Often overlooked in the history of firearms out West was the H&R line of revolvers, innovative spur-trigger models with origins back East. In 1871 Massachusetts-based gunmakers Gilbert H. Harrington and Frank Wesson (brother of Daniel B. Wesson of Smith & Wesson fame) formed a short-lived partnership under the name Wesson & Harrington. Four years later Wesson branched out on his own and sold his shares to Harrington. By 1876 Harrington and former Wesson employee William A. Richardson had forged the namesake partnership destined to become one of the longest surviving firearms manufacturers in the region, though not until 1888 did Harrington & Richardson Arms Co. formally incorporate in Worcester, Mass.
Starting up production in 1877, H&R produced untold millions of revolvers, from early single-action models using rimfire cartridges to later double-action models using .32 and .38 Smith & Wesson centerfire cartridges. The H&R line expanded and improved over time, making both solid-frame and top-break revolvers.
Small-frame pocket “wheel guns” were popular in the Old West, most often as an extra measure of life insurance. By the late 1870s the double-action revolver came into vogue. As a shooter no longer needed to cock the hammer before each shot, such revolvers were considered the “semiautomatics” of their day. H&R entered the scene with its five- or six-shot Model 1880 solid-frame double-action revolver in .32 and .38 S&W calibers. By decade’s end the company’s top-break models had become the mainstays of its line.

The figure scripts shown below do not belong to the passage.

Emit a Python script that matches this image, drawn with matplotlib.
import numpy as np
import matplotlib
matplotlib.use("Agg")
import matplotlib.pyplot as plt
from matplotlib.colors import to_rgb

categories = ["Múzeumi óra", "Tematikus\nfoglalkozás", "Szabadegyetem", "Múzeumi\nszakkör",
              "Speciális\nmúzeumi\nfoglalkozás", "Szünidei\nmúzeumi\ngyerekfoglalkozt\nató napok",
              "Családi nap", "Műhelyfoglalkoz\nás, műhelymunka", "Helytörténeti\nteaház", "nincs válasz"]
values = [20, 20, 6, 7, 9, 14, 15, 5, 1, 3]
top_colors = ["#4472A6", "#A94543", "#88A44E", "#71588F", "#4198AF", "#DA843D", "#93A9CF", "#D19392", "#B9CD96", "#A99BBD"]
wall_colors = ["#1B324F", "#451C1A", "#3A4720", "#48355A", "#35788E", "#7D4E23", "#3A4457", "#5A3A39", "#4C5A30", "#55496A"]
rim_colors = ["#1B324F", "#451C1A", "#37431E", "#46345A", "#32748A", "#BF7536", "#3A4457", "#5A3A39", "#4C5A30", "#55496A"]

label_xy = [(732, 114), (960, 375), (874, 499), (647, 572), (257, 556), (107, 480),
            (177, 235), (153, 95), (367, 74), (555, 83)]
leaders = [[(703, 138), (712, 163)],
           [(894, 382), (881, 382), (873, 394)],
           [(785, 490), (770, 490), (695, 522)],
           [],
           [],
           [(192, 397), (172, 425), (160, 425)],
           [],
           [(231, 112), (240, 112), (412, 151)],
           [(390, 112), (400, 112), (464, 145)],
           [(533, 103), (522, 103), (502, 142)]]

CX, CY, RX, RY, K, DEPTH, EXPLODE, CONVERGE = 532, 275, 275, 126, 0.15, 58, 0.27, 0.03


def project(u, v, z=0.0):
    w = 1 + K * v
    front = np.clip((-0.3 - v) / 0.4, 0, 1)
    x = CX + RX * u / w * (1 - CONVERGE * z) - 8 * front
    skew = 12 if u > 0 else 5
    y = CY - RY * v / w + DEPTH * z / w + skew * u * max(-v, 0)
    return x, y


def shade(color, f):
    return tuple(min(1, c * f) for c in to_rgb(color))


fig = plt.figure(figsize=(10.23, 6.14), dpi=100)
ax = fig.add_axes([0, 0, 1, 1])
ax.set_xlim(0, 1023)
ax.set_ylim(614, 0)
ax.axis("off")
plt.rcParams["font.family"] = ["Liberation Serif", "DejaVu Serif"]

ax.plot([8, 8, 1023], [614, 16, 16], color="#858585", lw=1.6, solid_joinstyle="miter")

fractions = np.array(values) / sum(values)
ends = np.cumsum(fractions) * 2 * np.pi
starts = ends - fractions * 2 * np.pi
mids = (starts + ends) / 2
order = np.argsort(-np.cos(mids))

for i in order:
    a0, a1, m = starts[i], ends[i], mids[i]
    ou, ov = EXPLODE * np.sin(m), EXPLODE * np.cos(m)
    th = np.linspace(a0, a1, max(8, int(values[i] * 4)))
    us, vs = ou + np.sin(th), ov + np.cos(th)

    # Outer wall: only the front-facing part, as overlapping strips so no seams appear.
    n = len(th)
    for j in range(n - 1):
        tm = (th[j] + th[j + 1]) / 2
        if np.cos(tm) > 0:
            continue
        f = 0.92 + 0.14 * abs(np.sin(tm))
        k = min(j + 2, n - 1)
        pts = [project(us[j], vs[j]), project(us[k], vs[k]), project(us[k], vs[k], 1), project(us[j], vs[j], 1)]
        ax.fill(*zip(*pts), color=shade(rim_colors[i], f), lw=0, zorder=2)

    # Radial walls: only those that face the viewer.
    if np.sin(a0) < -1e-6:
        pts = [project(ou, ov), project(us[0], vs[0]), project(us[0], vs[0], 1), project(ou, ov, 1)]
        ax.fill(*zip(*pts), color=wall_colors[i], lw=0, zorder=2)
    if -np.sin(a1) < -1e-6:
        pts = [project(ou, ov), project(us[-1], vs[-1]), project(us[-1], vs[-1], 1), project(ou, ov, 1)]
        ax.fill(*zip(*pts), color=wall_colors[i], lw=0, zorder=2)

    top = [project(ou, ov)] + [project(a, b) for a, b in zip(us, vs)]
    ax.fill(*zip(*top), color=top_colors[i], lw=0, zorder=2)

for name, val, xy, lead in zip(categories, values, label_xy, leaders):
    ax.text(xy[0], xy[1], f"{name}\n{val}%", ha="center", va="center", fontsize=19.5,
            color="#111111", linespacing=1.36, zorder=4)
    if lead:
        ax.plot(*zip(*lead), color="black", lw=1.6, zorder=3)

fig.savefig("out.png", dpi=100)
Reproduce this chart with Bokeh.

Among H&R’s leading competitors, Smith & Wesson had pioneered the top-break action in the United States with its larger .44 S&W Russian and American and .45 S&W Schofield models, which ejected empty cases out of the cylinder on opening to reload—a welcome time (and, potentially, life) saver. Another of S&W’s revolutionary double-action revolvers was its small-frame safety hammerless revolver. Introduced in 1887, the design caught on.
Already at work on a similar design, H&R soon patented its own hammerless revolver with enough internal differences to avoid any infringement on S&W’s model. The latter’s version was nicknamed the “lemon squeezer,” a moniker eventually applied to all hammerless double-action models.
As the Old West gave way to the turn of the century, such small-frame double-action revolvers appealed to many a ranch hand who, given weight considerations and tamer times, had grown weary of lugging around heavier hardware. In photographs of settlers bound for the Cherokee Strip land run in 1893 one can spot, in addition to the standard Sharps or Spencer rifle, small-frame double-action revolvers in many a holster. Messengers and detectives with Wells Fargo & Co. and other favorite targets of highwaymen were also fond of carrying a top-break small-frame double-action revolver or two. A period of especially brisk sales for H&R accompanied the 1896–99 Klondike Gold Rush to the District of Alaska and Yukon Territory. Presumably for protection against such ne’er-do-wells as notorious con man Soapy Smith and cohorts, scores of gold seekers carried the low-cost H&R hammerless double-action revolver. By then the company had plenty of competition in the small-frame revolver niche from such respected makers as Hopkins & Allen, Forehand & Wadsworth, Iver Johnson and Thames Arms. Among other noted users, Frank Hamer—the famed Texas Ranger who finally stopped Depression-era outlaw duo Bonnie Parker and Clyde Barrow, killing them from ambush near Gibsland, La., on May 23, 1934—carried a small-frame, five-shot, .38-caliber double-action pocket revolver in addition to full-size sidearms.
Though the patent for H&R’s hammerless safety revolver dates from 1895, it is difficult to date individual guns, as the company used run-on serial numbers and didn’t keep meticulous records. In addition to its popular revolvers, H&R also produced single- and double-barrel shotguns, including the first American-made hammerless double-barreled shotgun based on the British Anson & Deeley action, as well as the single-shot “Handy-Gun,” a short-barreled shotgun with a pistol grip that was dropped from production in 1934 following passage of the National Firearms Act, which outlawed such “gangsterish” configurations. H&R was among the few American firearms manufacturers with unprecedented longevity. It continued to produce well-made, no-frills guns for the money until shuttering its doors in 1986 after more than a century in business.